ANKARA’daki Taipei Ekonomi ve Kültür Misyonu’nun (TEKM) temsilci
değişikliğinin ardından Haber Ajanda adına yeni atanan Misyon Temsilcisi Sayın
Volkan Chih-Yang Huang ile tanışmak konusunda oldukça heyecanlıydım. Değerli
kabulleri sırasında gerçekleştirdiğimiz sıcak sohbette Sayın Huang’ın Orta Doğu
bölgesine daha önceki aşinalığının getirdiği yansımalar vardı. Ülkemiz hakkında
edindiği altyapının yanı sıra Tayvan’ın uluslararası toplumda hak ettiği yeri
kazanmak adına üzerine giyindiği kararlılık oldukça aşikârdı.
Sayın Huang ile tanışmamızın ardından derhâl bir
söyleşi gerçekleştirmek üzere sözleştik. Değerli dostum Hasan Chih-Tang Chang’ın
da kıymetli katkıları ve yardımlarıyla, daha önce Tayvan’a dair Haber Ajanda
sayfalarına taşıdığımız birçok makale ve söyleşinin üzerine çok daha
derinlemesine ve çok daha nitelikli, söyleşiye ilişkin satırları okuduğunuzda
daha da açık şekilde görüleceği üzere çok daha ileri bir Tayvan vizyonu ve
Türkiye-Tayvan ilişkilerinde çap genişleten bir söyleşi yapmış olduk.

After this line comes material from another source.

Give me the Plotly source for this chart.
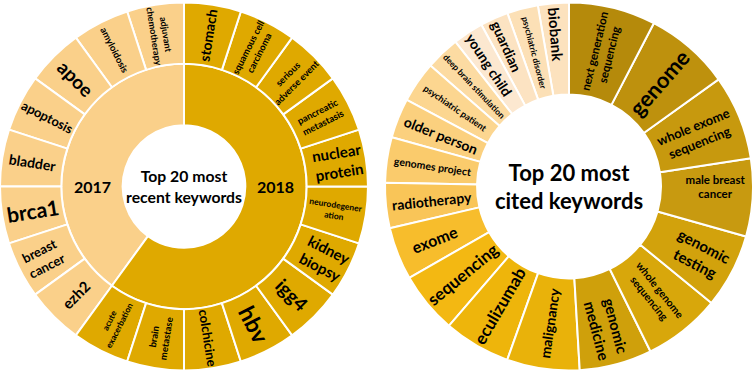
import plotly.graph_objects as go

# ---------------- Left: Top 20 most recent keywords ----------------
left_title = "Top 20 most<br>recent keywords"
years = ["2017", "2018"]
kw_2017 = ["adjuvant chemotherapy", "amyloidosis", "apoe", "apoptosis",
           "bladder", "brca1", "breast cancer", "ezh2"]
kw_2018 = ["acute exacerbation", "brain metastase", "colchicine", "hbv", "igg4",
           "kidney biopsy", "neurodegeneration", "nuclear protein",
           "pancreatic metastasis", "serious adverse event",
           "squamous cell carcinoma", "stomach"]
kw_2017_text = ["adjuvant<br>chemotherapy", "amyloidosis", "apoe", "apoptosis",
                "bladder", "brca1", "breast<br>cancer", "ezh2"]
kw_2018_text = ["acute<br>exacerbation", "brain<br>metastase", "colchicine", "hbv", "igg4",
                "kidney<br>biopsy", "neurodegener<br>ation", "nuclear<br>protein",
                "pancreatic<br>metastasis", "serious<br>adverse event",
                "squamous cell<br>carcinoma", "stomach"]
kw_2017_size = [9.5, 9.5, 19, 13, 14, 21, 13, 15]
kw_2018_size = [8.5, 9.5, 13, 23, 19, 15, 8.5, 15, 9.5, 9.5, 10.5, 14]

# ---------------- Right: Top 20 most cited keywords ----------------
right_title = "Top 20 most<br>cited keywords"
cited_kw = ["biobank", "psychiatric disorder", "guardian", "young child",
            "deep brain stimulation", "psychiatric patient", "older person",
            "genomes project", "radiotherapy", "exome", "sequencing", "eculizumab",
            "malignancy", "genomic medicine", "whole genome sequencing",
            "genomic testing", "male breast cancer", "whole exome sequencing",
            "genome", "next generation sequencing"]
cited_text = ["biobank", "psychiatric disorder", "guardian", "young child",
              "deep brain stimulation", "psychiatric patient", "older person",
              "genomes project", "radiotherapy", "exome", "sequencing", "eculizumab",
              "malignancy", "genomic<br>medicine", "whole genome<br>sequencing",
              "genomic<br>testing", "male breast<br>cancer", "whole exome<br>sequencing",
              "genome", "next generation<br>sequencing"]
cited_values = [9.8, 9.8, 8.9, 9.7, 10.8, 13.0, 12.6, 14.4, 14.3, 16.7, 19.5, 21.2,
                23.0, 23.0, 24.5, 23.5, 24.7, 26.8, 27.0, 27.5]
cited_size = [15, 8.5, 14, 14, 8.5, 9, 14, 10.5, 14, 16, 17, 17,
              14, 15, 10.5, 15, 11.5, 13, 22, 11.5]
cited_colors = ["#FCE2BE", "#FCE0B6", "#FCE3C2", "#FCE8D0", "#FCDBA2", "#FCD690",
                "#FBD07E", "#FACB6C", "#F9C558", "#F7BD2C", "#F3B812", "#EEB50B",
                "#E9B20A", "#CFA00B", "#D8A70B", "#D2A20C", "#C89A10", "#C7990E",
                "#BE910D", "#B58A0B"]

color_2017 = "#FAD08A"
color_2018 = "#DFA900"
text_color = "#000000"
font_family = "Lato, 'Open Sans', sans-serif"

# Build left sunburst
ids = ["root"] + years + kw_2017 + kw_2018
labels = [left_title] + years + kw_2017 + kw_2018
parents = [""] + ["root", "root"] + ["2017"] * len(kw_2017) + ["2018"] * len(kw_2018)
values = [len(kw_2017) + len(kw_2018), len(kw_2017), len(kw_2018)] + [1] * (len(kw_2017) + len(kw_2018))
texts = [left_title] + years + kw_2017_text + kw_2018_text
sizes = [17, 16, 16] + kw_2017_size + kw_2018_size
colors = ["#FFFFFF", color_2017, color_2018] + [color_2017] * len(kw_2017) + [color_2018] * len(kw_2018)

fig = go.Figure()
fig.add_trace(go.Sunburst(
    ids=ids, labels=labels, parents=parents, values=values,
    text=texts, textinfo="text", branchvalues="total", sort=False,
    rotation=90, insidetextorientation="radial",
    marker=dict(colors=colors, line=dict(color="#FFFFFF", width=2)),
    leaf=dict(opacity=1),
    textfont=dict(size=sizes, color=text_color, family=font_family, weight="bold"),
    hoverinfo="skip",
    domain=dict(x=[0, 0.4887], y=[0, 1]),
))

r_ids = ["root"] + cited_kw
r_parents = [""] + ["root"] * len(cited_kw)
r_values = [sum(cited_values)] + cited_values
r_texts = [right_title] + cited_text
r_sizes = [22] + cited_size
r_colors = ["#FFFFFF"] + cited_colors

fig.add_trace(go.Sunburst(
    ids=r_ids, labels=[right_title] + cited_kw, parents=r_parents, values=r_values,
    text=r_texts, textinfo="text", branchvalues="total", sort=False,
    rotation=90, insidetextorientation="radial",
    marker=dict(colors=r_colors, line=dict(color="#FFFFFF", width=2)),
    leaf=dict(opacity=1),
    textfont=dict(size=r_sizes, color=text_color, family=font_family, weight="bold"),
    hoverinfo="skip",
    domain=dict(x=[0.5113, 1], y=[0, 1]),
))

fig.update_layout(
    width=753, height=373,
    margin=dict(l=0, r=0, t=0, b=0),
    paper_bgcolor="#FFFFFF",
    plot_bgcolor="#FFFFFF",
)

fig.write_html(
    "out.html",
    config={"displayModeBar": False},
    post_script="document.body.style.margin='0';document.body.style.overflow='hidden';",
)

Son aylarda Çin Halk Cumhuriyeti’nin tehdit ve hava
sahası ihlâllerine sapasağlam ve kararlı bir duruşla cevap veren Tayvan’ın
Covid-19 Salgını sürecinde tüm dünyaya sağlık ve salgına karşı mücadele
ekipmanı sağlamak hususunda yaptığı yardımlara karşın Çin Halk Cumhuriyeti’nin
baskısı nedeniyle kendisininse ilaç ve aşı problemi yaşadığını öğrenmek öyle
enteresan ki… Dünyaya teknoloji ve bilgi ihraç ettiği gibi demokrasi, insan
hakları ve ekonomik refah plânında örnek ülkeler arasında gösterilen Tayvan’ın
hâlâ uluslararası toplumda yer alamıyor olduğunu söylemek ve yazmak dahi tuhaf!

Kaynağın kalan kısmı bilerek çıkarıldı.